The first graph shows how testbot utilization has grown over time, from a steady-state count of around 1000 tests per month in the first half of 2011, doubling to 2000 tests per month in January 2012, and reaching a peak of over 6400 requests in June of 2013.
The second graph shows the average duration of D7 and D8 patch testing runs. Note that the average D8 test run duration peaks around 80 minutes per test, nearly four times as long as the 22 minute average in mid-2012. Combine this with the increased number of requests over the same period, and we have increased the capacity demands on the system by between 500% and 800% over the last 24 months.
The third graph demonstrates something I'm sure most folks already know, in that patches had to endure some excessively long wait times in the testing queue at various points in the last 18 months ... with the largest spikes corresponding with the various Drupalcon sprint days.

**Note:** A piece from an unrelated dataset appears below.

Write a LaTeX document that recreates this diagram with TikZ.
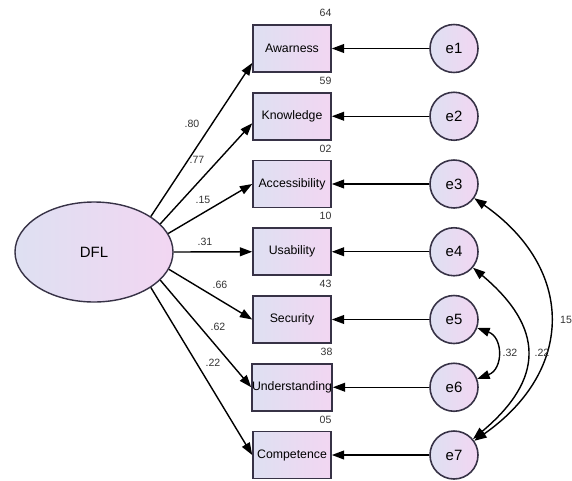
\documentclass[tikz,border=0pt]{standalone}
\usepackage{fontspec}
\setmainfont{Liberation Sans}
\usepackage{tikz}
\usetikzlibrary{arrows.meta, shapes.geometric, positioning}
\definecolor{amosblue}{RGB}{222,224,242}
\definecolor{amospink}{RGB}{242,214,242}
\definecolor{amosline}{RGB}{55,50,70}
\tikzstyle{varbox} = [rectangle, draw=amosline, line width=0.9pt, left color=amosblue, right color=amospink, minimum width=1.56cm, minimum height=0.94cm, inner sep=0pt, font=\fontsize{7}{8}\selectfont]
\tikzstyle{latent} = [ellipse, draw=amosline, line width=0.8pt, left color=amosblue, right color=amospink, minimum width=3.16cm, minimum height=2cm, font=\fontsize{8.5}{10}\selectfont]
\tikzstyle{errvar} = [circle, draw=amosline, line width=0.9pt, left color=amosblue, right color=amospink, minimum size=0.96cm, inner sep=0pt, font=\fontsize{8.5}{10}\selectfont]
\tikzstyle{coef} = [inner sep=1pt, text=black!80, font=\fontsize{6}{7}\selectfont]
\tikzstyle{arrow} = [line width=0.8pt, -{Triangle[length=7pt,width=5pt]}]
\tikzstyle{covar} = [line width=0.8pt, {Triangle[length=7pt,width=5pt]}-{Triangle[length=7pt,width=5pt]}]

\begin{document}
\begin{tikzpicture}
      \useasboundingbox (0,0) rectangle (11.44,9.6);

      % Latent variable
      \node [latent] (dfl) at (1.88,4.56) {DFL};

      % Observed indicators
      \node [varbox] (aw) at (5.84,8.63) {Awarness};
      \node [varbox] (kn) at (5.84,7.275) {Knowledge};
      \node [varbox] (ac) at (5.84,5.92) {Accessibility};
      \node [varbox] (us) at (5.84,4.565) {Usability};
      \node [varbox] (se) at (5.84,3.21) {Security};
      \node [varbox] (un) at (5.84,1.855) {Understanding};
      \node [varbox] (co) at (5.84,0.50) {Competence};

      % Error terms
      \node [errvar] (e1) at (9.08,8.63) {e1};
      \node [errvar] (e2) at (9.08,7.275) {e2};
      \node [errvar] (e3) at (9.08,5.92) {e3};
      \node [errvar] (e4) at (9.08,4.565) {e4};
      \node [errvar] (e5) at (9.08,3.21) {e5};
      \node [errvar] (e6) at (9.08,1.855) {e6};
      \node [errvar] (e7) at (9.08,0.50) {e7};

      % Squared multiple correlations
      \node [coef, above left=3pt and -1pt of aw.north east] (r2aw) {64};
      \node [coef, above left=3pt and -1pt of kn.north east] (r2kn) {59};
      \node [coef, above left=3pt and -1pt of ac.north east] (r2ac) {02};
      \node [coef, above left=3pt and -1pt of us.north east] (r2us) {10};
      \node [coef, above left=3pt and -1pt of se.north east] (r2se) {43};
      \node [coef, above left=3pt and -1pt of un.north east] (r2un) {38};
      \node [coef, above left=3pt and -1pt of co.north east] (r2co) {05};

      % Factor loadings
      \draw [arrow] (dfl.32) -- (aw.200);
      \draw [arrow] (dfl.23) -- (kn.190);
      \draw [arrow] (dfl.14) -- (ac.west);
      \draw [arrow] (dfl.east) -- (us.west);
      \draw [arrow] (dfl.-13) -- (se.west);
      \draw [arrow] (dfl.-23) -- (un.west);
      \draw [arrow] (dfl.-32) -- (co.west);

      \node [coef] (l80) at (3.84,7.12) {.80};
      \node [coef] (l77) at (3.94,6.40) {.77};
      \node [coef] (l15) at (4.06,5.60) {.15};
      \node [coef] (l31) at (4.10,4.76) {.31};
      \node [coef] (l66) at (4.40,3.90) {.66};
      \node [coef] (l62) at (4.36,3.06) {.62};
      \node [coef] (l22) at (4.26,2.34) {.22};

      % Error paths
      \draw [arrow] (e1) -- (aw);
      \draw [arrow] (e2) -- (kn);
      \draw [arrow] (e3) -- (ac);
      \draw [arrow] (e4) -- (us);
      \draw [arrow] (e5) -- (se);
      \draw [arrow] (e6) -- (un);
      \draw [arrow] (e7) -- (co);

      % Error covariances
      \draw [covar] (e5) to[out=-20, in=20, looseness=1.4] (e6);
      \draw [covar] (e4) to[out=-40, in=40, looseness=1.4] (e7);
      \draw [covar] (e3) to[out=-35, in=35, looseness=1.3] (e7);

      \node [coef] (c32) at (10.20,2.54) {.32};
      \node [coef] (c22) at (10.84,2.54) {.22};
      \node [coef] (c15) at (11.32,3.20) {15};
    \end{tikzpicture}
\end{document}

The one thing thing I would like to point out on this graph, however, is that since July, the average total wait time for D8 core patches is about equal to the test run time. After hitting an all-time high this summer, the average waiting time for patches in the queue has dropped nearly to zero, as confirmed in the next chart:
The test duration times above only include tests which are able to complete the test run, as tests with environmental failures would wrongly skew the results towards shorter durations. The following chart gives the number of tests which failed due to an environmental issue within the testing infrastructure itself:
Given that requeuing a failed test wipes out the data used to generate these metrics, the absolute values here may be severely underestimated ... but the key point to take away from this chart is that, while the nature of the failures has changed, the volume of environmental failures experienced on the system has not risen in proportion with the increased test request demands being placed on the system (with the obvious exception of May/June, which corresponds with the post-security incident rebuild of the underlying infrastructure and supporting systems.
And finally, just for interest's sake, the last chart illustrates the ratio of test passes, failures, syntax check failures, and 'failed to apply patch' results reported by month across the testing infrastructure. The 'failed to apply' stat may seem high, but consider that this also includes re-test attempts of old patches, which fail to apply and result in a new patch file (and thus brand new test instance).